Etwas peinlich berührt entschuldigte sich der Arzt für seine Aussage. Er sei nicht geschult im Umgang mit vergewaltigten Frauen, sagte er. Ich nickte resignierend. Abschließend erklärte er mir noch, dass seine Untersuchungen nichts ergeben haben und dass er das der Polizei in einem Bericht mitteilen wird. „Sicherheitshalber“ verschrieb er mir noch die Pille danach. Ich ging zur Nachtapotheke und dann nach Hause. Diesen schrecklichen Tag wollte ich nur noch vergessen. Meine Anzeige wurde schließlich fallen gelassen. Es gab zu wenig Beweise.
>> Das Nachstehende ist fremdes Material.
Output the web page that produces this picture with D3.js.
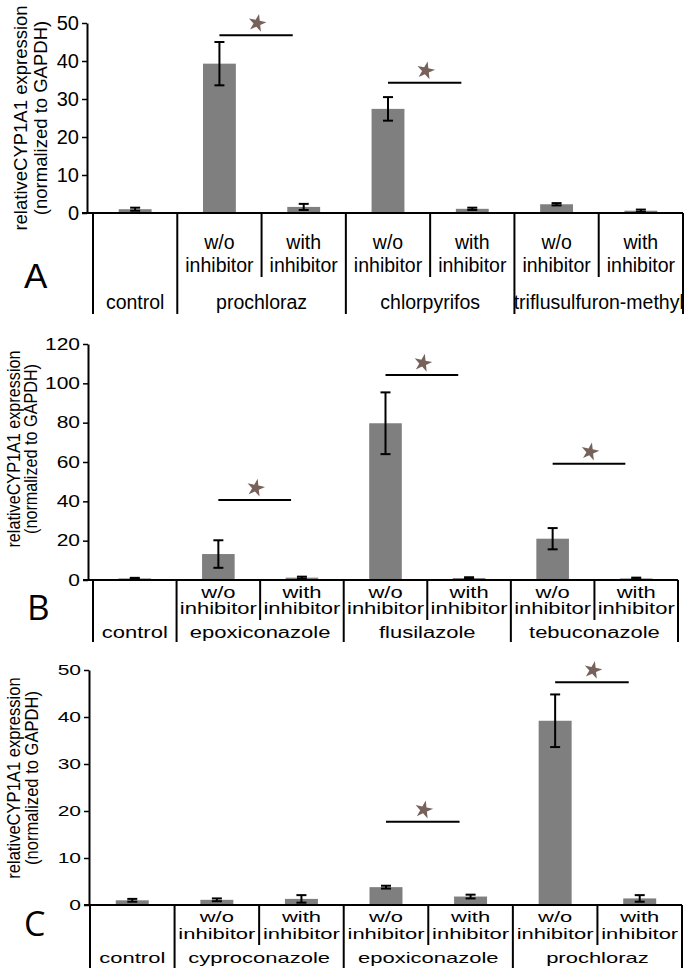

Wir leben in einer Gesellschaft, in der sich Frauen dafür rechtfertigen müssen, vergewaltigt worden zu sein. In der weder Polizei noch medizinisches Personal sensibel auf vergewaltigte Frauen eingehen und damit Anzeigen eher verhindern als fördern. Vielmehr wird Frauen damit der Eindruck verschafft, dass Anzeigen sowieso nichts bewirken – außer eine zusätzliche Bloßstellung. Muss ein Arzt ernsthaft zunächst darauf geschult werden, nicht die Schuld bei der Frau zu suchen? Und überhaupt, warum wurde mir dann nicht sofort ein „geschulter“ Arzt zugeteilt? Weil diese Problematik in Österreich nach wie vor verleugnet wird. Ich möchte Frauen verdeutlichen, dass wir nicht alleine sind und dass wir eine Veränderung im öffentlichen Bewusstsein nur bewirken können, wenn wir uns Gehör verschaffen. Ich bin vergewaltigt worden und das ist nicht meine Schuld – also behandelt mich auch nicht so.